India’s stressed assets situation moved into the spotlight in the wake of the Reserve Bank of India’s (RBI) latest budget announcement in March. RBI governor Raghuram Rajan warned Indian lenders to prepare for a year of “deep surgery” as it increases measures to tackle the country’s bad debts.
According to an India Ratings & Research report, as much as one-third of Indian companies have stressed or non-performing loans, accounting for 21 percent of total bank stressed credit, with the bulk of it on the books of state-owned banks. The report also expects bad loans to grow by 12.5 percent in 2017. As a whole, India’s stressed loan pile is estimated to have hit more than $110 billion.
“It’s the desire to use debt to fund growth that has made Indian corporations the most highly leveraged in the world and therefore the most susceptible to slowdowns or dislocations,” Mintoo Bhandari, managing director of Apollo Global Management India Advisors tells Private Equity International.
“If you are a promoter in India and you say, ‘Look, I got a trillion dollars of gross domestic product coming down the pipe over the next decade for India’, you ask yourself, ‘Do I want to dilute my equity or would I rather take on debt to grow and to keep my share of that pie?’
“This has been the modus operandi of companies in India – to use debt to the extent that they can and hope that it will all work out.”
The banks are now in a position to rid themselves of troubled assets and private equity firms have come in buying, with deals mostly in businesses that had suffered through the commodities crunch and the weakening of the Indian economy post-2007.
“It’s a good time for distressed assets players,” says Parveet Gandoak, an associate at law firm Debevoise and Plimpton. “A lot of the private equity firms have mandates from their global or pan-Asian funds to invest into these situations.”
About a dozen funds are focused on the distressed assets market in India, lured by the prospects of buying at significant discounts.
According to asset management consultancy Alvarez & Marsal’s (A&M) latest Outlook for Stressed Assets Market in India, the total funds available are estimated to be between $3 billion-$5 billion.
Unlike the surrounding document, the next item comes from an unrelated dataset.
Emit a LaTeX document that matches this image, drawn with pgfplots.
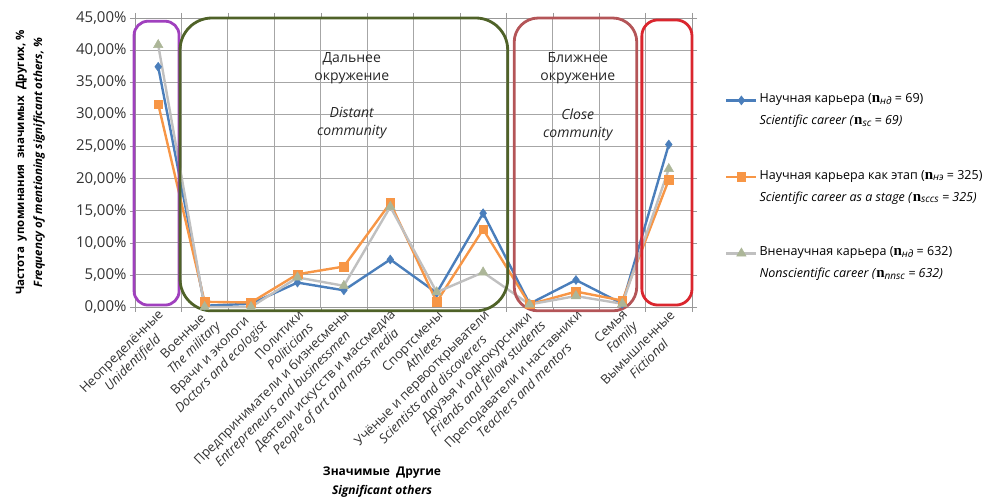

These include global funds managed by KKR, TPG, Apollo Global Management and regional funds from Clearwater Capital and SSG Capital. TPG is among investors vying for a stake in Indian state-owned lender IDBI Bank, while KKR had recently won approval to own a majority stake in Mumbai-based International Asset Reconstruction Co.
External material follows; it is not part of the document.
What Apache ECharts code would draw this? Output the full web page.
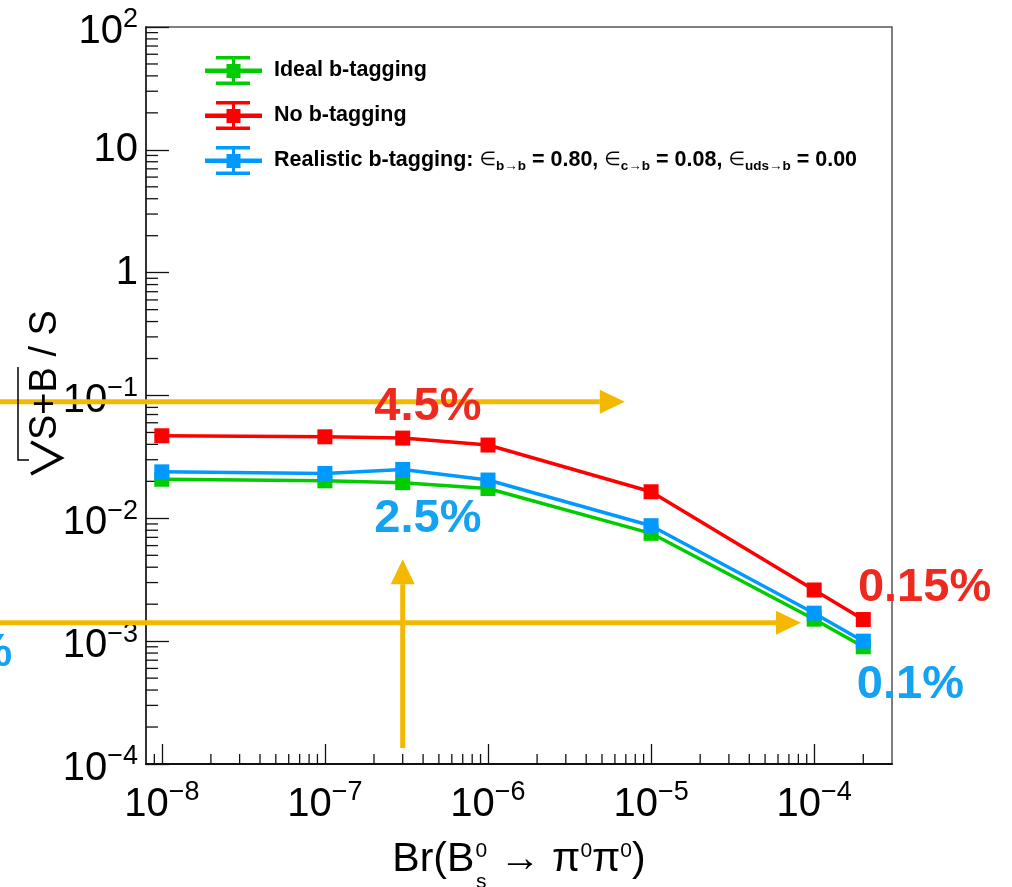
<!DOCTYPE html>
<html>
<head>
<meta charset="utf-8">
<script src="https://cdn.jsdelivr.net/npm/echarts@6/dist/echarts.min.js"></script>
<style>
  html, body { margin: 0; padding: 0; background: #ffffff; }
  #chart { width: 1012px; height: 887px; }
</style>
</head>
<body>
<div id="chart"></div>
<script>
const FONT = "'Liberation Sans', Arial, Helvetica, sans-serif";

// Branching ratios at which the precision was evaluated
const branchingRatios = [1e-8, 1e-7, 3e-7, 1e-6, 1e-5, 1e-4, 2e-4];

// sqrt(S+B)/S for each b-tagging scenario
const idealTagging     = [0.0208, 0.0202, 0.0195, 0.0175, 0.00755, 0.00151, 0.00090];
const noTagging        = [0.0470, 0.0461, 0.0450, 0.0395, 0.01645, 0.00261, 0.00150];
const realisticTagging = [0.0239, 0.0232, 0.0250, 0.0205, 0.00871, 0.00169, 0.00100];

const seriesNames  = ['Ideal b-tagging', 'No b-tagging', 'Realistic b-tagging'];
const seriesColors = ['#00cc00', '#ff0000', '#0099ff'];

// Axis ranges and minor tick multipliers inside each decade
const xRange = [8e-9, 3e-4];
const yRange = [1e-4, 1e2];
const minorMultipliers = [2, 3, 4, 5, 6, 7, 8, 9];

// Highlight arrows (data coordinates): start -> end
const arrowStartX = [1e-9, 1e-9, 3e-7];
const arrowStartY = [0.0889, 0.00141, 1.35e-4];
const arrowEndX   = [6.9e-6, 8.3e-5, 3e-7];
const arrowEndY   = [0.0889, 0.00141, 0.00464];

// Percentage notes (data coordinates)
const noteTexts  = ['4.5%', '2.5%', '0.15%', '0.1%', '0.1%'];
const noteX      = [4.28e-7, 4.28e-7, 4.75e-4, 3.89e-4, 1.21e-9];
const noteY      = [0.081, 0.0099, 0.00272, 0.000440, 0.0008];
const noteColors = ['#ee2a1f', '#14a2f2', '#ee2a1f', '#14a2f2', '#14a2f2'];
const noteAlign  = ['center', 'center', 'center', 'center', 'right'];

const ARROW_COLOR = '#f5b800';

function pairs(xs, ys) { return xs.map((x, i) => [x, ys[i]]); }

function minorTickValues(range) {
  const out = [];
  const lo = Math.floor(Math.log10(range[0]));
  const hi = Math.ceil(Math.log10(range[1]));
  for (let d = lo; d < hi; d++) {
    for (const m of minorMultipliers) {
      const v = m * Math.pow(10, d);
      if (v > range[0] * 1.0001 && v < range[1] * 0.9999) out.push(v);
    }
  }
  return out;
}

function powerLabel(v) {
  const lg = Math.log10(v);
  const e = Math.round(lg);
  if (Math.abs(lg - e) > 1e-6) return '';
  if (e === 0) return '{p|1}';
  if (e === 1) return '{p|10}';
  return '{m|10}{s|' + (e < 0 ? '\u2212' : '') + Math.abs(e) + '}';
}

const tickRich = {
  p: { fontFamily: FONT, fontSize: 40, lineHeight: 40, color: '#000', verticalAlign: 'middle' },
  m: { fontFamily: FONT, fontSize: 40, lineHeight: 40, height: 30, color: '#000', verticalAlign: 'bottom' },
  s: { fontFamily: FONT, fontSize: 27, lineHeight: 40, height: 26, color: '#000', verticalAlign: 'top' }
};

// Error-bar style legend glyph
const errorBarIcon = 'path://M0,12.5h57v4.5h-57z M27,0h3v29h-3z M11,0h34v3.5h-34z M11,25.5h34v3.5h-34z M21.5,8h14v14h-14z';

const lineSeries = [idealTagging, noTagging, realisticTagging].map((vals, i) => ({
  name: seriesNames[i],
  type: 'line',
  data: pairs(branchingRatios, vals),
  color: seriesColors[i],
  symbol: 'rect',
  symbolSize: 15,
  lineStyle: { width: 3.5, color: seriesColors[i] },
  itemStyle: { color: seriesColors[i] },
  emphasis: { disabled: true },
  z: 3 + i
}));

const xMinorSeries = {
  type: 'custom',
  silent: true,
  z: 2,
  data: minorTickValues(xRange).map(v => [v, yRange[0]]),
  renderItem(params, api) {
    const p = api.coord([api.value(0), api.value(1)]);
    return { type: 'line', shape: { x1: p[0], y1: p[1], x2: p[0], y2: p[1] - 10 },
             style: { stroke: '#111', lineWidth: 1.3 } };
  }
};

const yMinorSeries = {
  type: 'custom',
  silent: true,
  z: 2,
  data: minorTickValues(yRange).map(v => [xRange[0], v]),
  renderItem(params, api) {
    const p = api.coord([api.value(0), api.value(1)]);
    return { type: 'line', shape: { x1: p[0], y1: p[1], x2: p[0] + 12, y2: p[1] },
             style: { stroke: '#111', lineWidth: 1.3 } };
  }
};

const arrowSeries = {
  type: 'custom',
  silent: true,
  clip: false,
  z: 6,
  data: arrowStartX.map((x, i) => [x, arrowStartY[i], arrowEndX[i], arrowEndY[i]]),
  encode: { x: [0, 2], y: [1, 3] },
  renderItem(params, api) {
    const a = api.coord([api.value(0), api.value(1)]);
    const b = api.coord([api.value(2), api.value(3)]);
    const dx = b[0] - a[0], dy = b[1] - a[1];
    const len = Math.sqrt(dx * dx + dy * dy);
    const ux = dx / len, uy = dy / len;
    const headLen = 25, headHalf = 12;
    const bx = b[0] - ux * headLen, by = b[1] - uy * headLen;
    return {
      type: 'group',
      children: [
        { type: 'line', shape: { x1: a[0], y1: a[1], x2: bx, y2: by },
          style: { stroke: ARROW_COLOR, lineWidth: 5 } },
        { type: 'polygon', shape: { points: [
            [b[0], b[1]],
            [bx - uy * headHalf, by + ux * headHalf],
            [bx + uy * headHalf, by - ux * headHalf]
          ] }, style: { fill: ARROW_COLOR } }
      ]
    };
  }
};

const noteSeries = {
  type: 'custom',
  silent: true,
  clip: false,
  z: 7,
  data: pairs(noteX, noteY),
  renderItem(params, api) {
    const i = params.dataIndex;
    const p = api.coord([api.value(0), api.value(1)]);
    return {
      type: 'text',
      x: p[0], y: p[1],
      style: {
        text: noteTexts[i], fill: noteColors[i],
        fontFamily: FONT, fontSize: 47, fontWeight: 'bold',
        align: noteAlign[i], verticalAlign: 'middle'
      }
    };
  }
};

const legendRich = {
  gap: { width: 7, fontSize: 21 },
  t: { fontFamily: FONT, fontSize: 21.5, fontWeight: 'bold', color: '#000', lineHeight: 24, verticalAlign: 'middle' },
  e: { fontFamily: "'DejaVu Sans', " + FONT, fontSize: 19, fontWeight: 'normal', color: '#000', lineHeight: 24, verticalAlign: 'middle' },
  u: { fontFamily: FONT, fontSize: 13.5, fontWeight: 'bold', color: '#000', lineHeight: 24, height: 12, verticalAlign: 'bottom' }
};

const option = {
  backgroundColor: '#ffffff',
  animation: false,
  grid: {
    left: 146, top: 27, right: 120, bottom: 123,
    show: true, borderColor: '#555', borderWidth: 1.5,
    containLabel: false, outerBoundsMode: 'none'
  },
  legend: {
    orient: 'vertical',
    left: 205, top: 56, padding: 0,
    itemWidth: 57, itemHeight: 29, itemGap: 16,
    selectedMode: false,
    data: seriesNames.map(n => ({ name: n, icon: errorBarIcon })),
    formatter(name) {
      if (name === 'Realistic b-tagging') {
        return '{gap| }{t|Realistic b-tagging: }{e|\u2208}{u|b\u2192b}{t| = 0.80, }{e|\u2208}{u|c\u2192b}{t| = 0.08, }{e|\u2208}{u|uds\u2192b}{t| = 0.00}';
      }
      return '{gap| }{t|' + name + '}';
    },
    textStyle: { fontFamily: FONT, fontSize: 21.5, fontWeight: 'bold', color: '#000', rich: legendRich }
  },
  xAxis: {
    type: 'log', logBase: 10,
    min: xRange[0], max: xRange[1],
    splitLine: { show: false },
    axisLine: { show: true, lineStyle: { color: '#111', width: 2 } },
    axisTick: { show: true, inside: true, length: 20, lineStyle: { color: '#111', width: 1.3 } },
    axisLabel: {
      margin: 16, showMinLabel: false, showMaxLabel: false,
      formatter: powerLabel, rich: tickRich
    },
    name: '{n|Br(B}{sp| }{sb|s}{su|0}{sp| }{n| \u2192 \u03c0}{sq|0}{n|\u03c0}{sq|0}{n|)}',
    nameLocation: 'middle',
    nameGap: 58,
    nameTextStyle: {
      rich: {
        n:  { fontFamily: FONT, fontSize: 41, color: '#000', lineHeight: 60, verticalAlign: 'middle' },
        sp: { fontFamily: FONT, fontSize: 20, width: 7, lineHeight: 60, verticalAlign: 'middle' },
        su: { fontFamily: FONT, fontSize: 21, color: '#000', width: 0, height: 42, lineHeight: 60, verticalAlign: 'top' },
        sb: { fontFamily: FONT, fontSize: 21, color: '#000', width: 0, height: 16, lineHeight: 60, verticalAlign: 'bottom' },
        sq: { fontFamily: FONT, fontSize: 21, color: '#000', height: 42, lineHeight: 60, verticalAlign: 'top' }
      }
    }
  },
  yAxis: {
    type: 'log', logBase: 10,
    min: yRange[0], max: yRange[1],
    splitLine: { show: false },
    axisLine: { show: true, lineStyle: { color: '#333', width: 2 } },
    axisTick: { show: true, inside: true, length: 23, lineStyle: { color: '#111', width: 1.3 } },
    axisLabel: { margin: 8, formatter: powerLabel, rich: tickRich }
  },
  graphic: [{
    // y-axis title: sqrt(S+B) / S, reading bottom to top, kept above the arrows
    type: 'group',
    x: 46, y: 393,
    rotation: Math.PI / 2,
    silent: true,
    z: 20,
    children: [
      { type: 'text', x: -47, y: 0, z: 20,
        style: { text: 'S+B / S', fontFamily: FONT, fontSize: 38, fill: '#000', align: 'left', verticalAlign: 'middle' } },
      { type: 'polyline', z: 20, shape: { points: [[-81, -15], [-65, 15], [-49, -15]] },
        style: { stroke: '#000', lineWidth: 3.5, fill: null } },
      { type: 'polyline', z: 20, shape: { points: [[-67, -17], [-67, -28], [26, -28]] },
        style: { stroke: '#000', lineWidth: 1.5, fill: null } }
    ]
  }],
  series: [xMinorSeries, yMinorSeries, ...lineSeries, arrowSeries, noteSeries]
};

const chart = echarts.init(document.getElementById('chart'), null, { renderer: 'canvas' });
chart.setOption(option);
</script>
</body>
</html>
Apollo has been present in India for more than five years and in 2014 entered a joint venture with ICICI Venture to establish AION Capital Partners. The fund had raised $825 million to invest in special situation opportunities in India.
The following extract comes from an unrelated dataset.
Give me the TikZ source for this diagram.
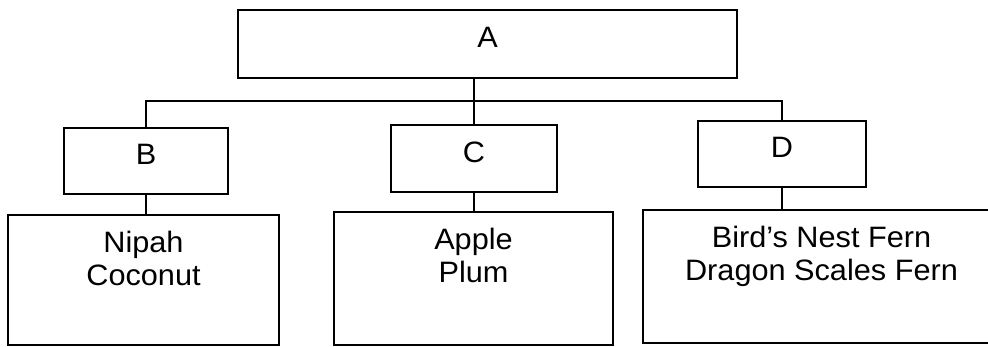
\documentclass[tikz,border=0pt]{standalone}
\usepackage{fontspec}
\setmainfont[FakeStretch=1.04]{Liberation Sans}
\usetikzlibrary{positioning}

\tikzset{
    catbox/.style={draw, line width=1.5pt, inner sep=0pt, text height=20pt, text depth=12pt},
    leafbox/.style={draw, line width=1.5pt, inner sep=0pt},
    leaftext/.style={align=center, inner sep=0pt},
    link/.style={line width=1.5pt}
}

\begin{document}
\begin{tikzpicture}[x=1pt, y=-1pt, font=\fontsize{29.5}{33}\selectfont]
        \useasboundingbox (0, 0) rectangle (988, 347);
        \clip (0, 0) rectangle (988, 347);

        % Niveau 1 : A (haut)
        \node [catbox, minimum width=499pt, minimum height=68pt] (A) at (487.5, 44) {A};

        % Niveau 2 : B, C, D
        \node [catbox, minimum width=164pt, minimum height=66pt] (B) at (146, 161) {B};
        \node [catbox, minimum width=166pt, minimum height=67pt] (C) at (474, 158.5) {C};
        \node [catbox, minimum width=168pt, minimum height=66pt] (D) at (782, 154) {D};

        % Niveau 3 : exemples (bas, coupés)
        \node [leafbox, minimum width=271pt, minimum height=130pt] (nb) at (143.5, 280) {};
        \node [leafbox, minimum width=279pt, minimum height=133pt] (nc) at (473.5, 278.5) {};
        \node [leafbox, minimum width=357pt, minimum height=133pt] (nd) at (821.5, 276.5) {};

        \node [leaftext, below=17pt of nb.north] (nbt) {Nipah\\Coconut};
        \node [leaftext, below=17pt of nc.north] (nct) {Apple\\Plum};
        \node [leaftext, below=17pt of nd.north] (ndt) {Bird’s Nest Fern\\Dragon Scales Fern};

        % Liaisons
        \coordinate (bar) at (0, 101);
        \draw [link] (C.north) -- (C.north |- A.south);
        \draw [link] (B.north) |- (bar -| D.north) -- (D.north);
        \draw [link] (B.south) -- (B.south |- nb.north);
        \draw [link] (C.south) -- (C.south |- nc.north);
        \draw [link] (D.south) -- (D.south |- nd.north);
    \end{tikzpicture}
\end{document}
Bhandari claims that when Apollo started thinking about this space, it was seen as an outlier, but this has now changed as the opportunity has been more widely recognised. Everstone Capital said it will start investing in stressed companies in India and has hired a former director at Advent International, Avnish Mehra, to head the new business unit. Indian billionaire Ajay Piramal, chairman of the $4 billion Indian conglomerate Piramal Group, has also said he wants to set up a $1 billion fund to invest in distressed assets.
A CLEAR CHANGE
The RBI deserves credit for generating investor interest in distressed assets. It has made clear that it is open to external capital and will support the restructuring of enterprises in India.
Fearing that the country’s system would be weighed down by bad loans, in February RBI launched an asset quality review and required commercial banks to clean up their balance sheets, declare non-performing assets and make provisions by March 2017. It has introduced a debt-for-equity swap tool to enable creditors to take control of the company and effect change in management when necessary.
Investors are also hopeful that the country will successfully pass a proposed bankruptcy reform bill by the end of May. The bill would be transformational, streamlining India’s scattered insolvency laws into a single piece of legislation.
This would make it easier for creditors to take a company to bankruptcy and take control within three to six months, instead of cases dragging on for several years, as has been the norm.
The government has also eased rules on foreign ownership of asset reconstruction companies (ARCs buy bad loans from lenders and work on revitalising the business). An earlier rule capped foreign ownership at 50 percent.
Puneet Bhatia, managing director and country head for India at TPG Capital says that India has “turned a corner” based on the government’s “constructive stance”, but that “it has seen a build-up of distressed assets over the cycles which will require concerted efforts to resolve”.
While the stage is set for a boom, players already in the market warn that investing in distressed assets in India is no picnic, even with the introduction of restructuring-friendly government reform.
“There’ll be a whole spectrum of players,” says Apollo’s Bhandari. “But this is really a specialist area. It’s not an arena where someone can just decide they are interested in it, walk in and do it well.”
Debevoise’s Gandoak says that even with the new “streamlined approach” – which will undoubtedly attract private equity investors to bid on assets – this is still a “watch and wait” space.
This is a sentiment echoed by Vikram Utamsingh, co-head of Alvarez & Marsal in India: “This [investing in stressed assets] is yet one more avenue of opportunity, but are there really businesses that people will want to buy? Which of the sectors are fully viable?”
As is often the case in India, and as Utamsingh puts it: “The devil will be in the detail.”